Dr Jennifer Norris, EMEC’s Research Director, added: “At the moment, some of the components being used in marine energy converters are being tested for the first time – at least for the purpose of generating electricity from marine energy – in challenging high energy real sea conditions. Many of the marine energy developers have experienced issues with component failures on their devices. Using off-the-shelf components can, of course, be the most efficient option when those components can cope with the challenges associated with marine energy capture, but sometimes these components – which have often been designed for use in different environments – cannot cope.
“The developers testing with us at EMEC collectively have the most experience in the world of the challenges, successes and failures of marine energy deployment and operation. By gathering failed components from a range of devices and looking at them in more detail at a variety of Technology Readiness Level (TRL) stages, this project will assist technology developers in the selection of appropriate components thereby improving efficiency and ultimately lowering the cost of energy.

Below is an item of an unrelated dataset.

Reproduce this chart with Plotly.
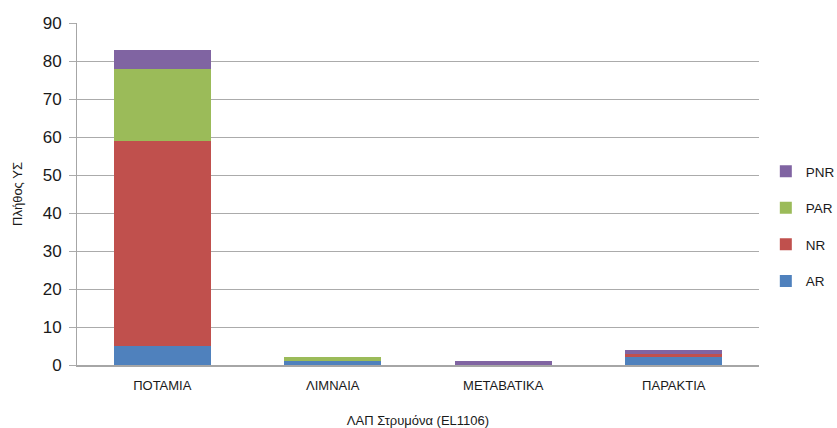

“EMEC’s unique position will ensure that essential lessons learned from the early-stage deployments are shared with the rest of the sector, whilst protecting the intellectual property of the developers themselves, enabling the industry to progress more efficiently to commercialisation.”
In the coming weeks EMEC and AFRC will host a workshop, focusing on component testing. The workshop will target renewables developers, manufacturers and the supply chain for component production, and will cover a number of aspects of component testing including material selection and metallurgy, manufacturing methods, and opportunities for conducting component evaluation.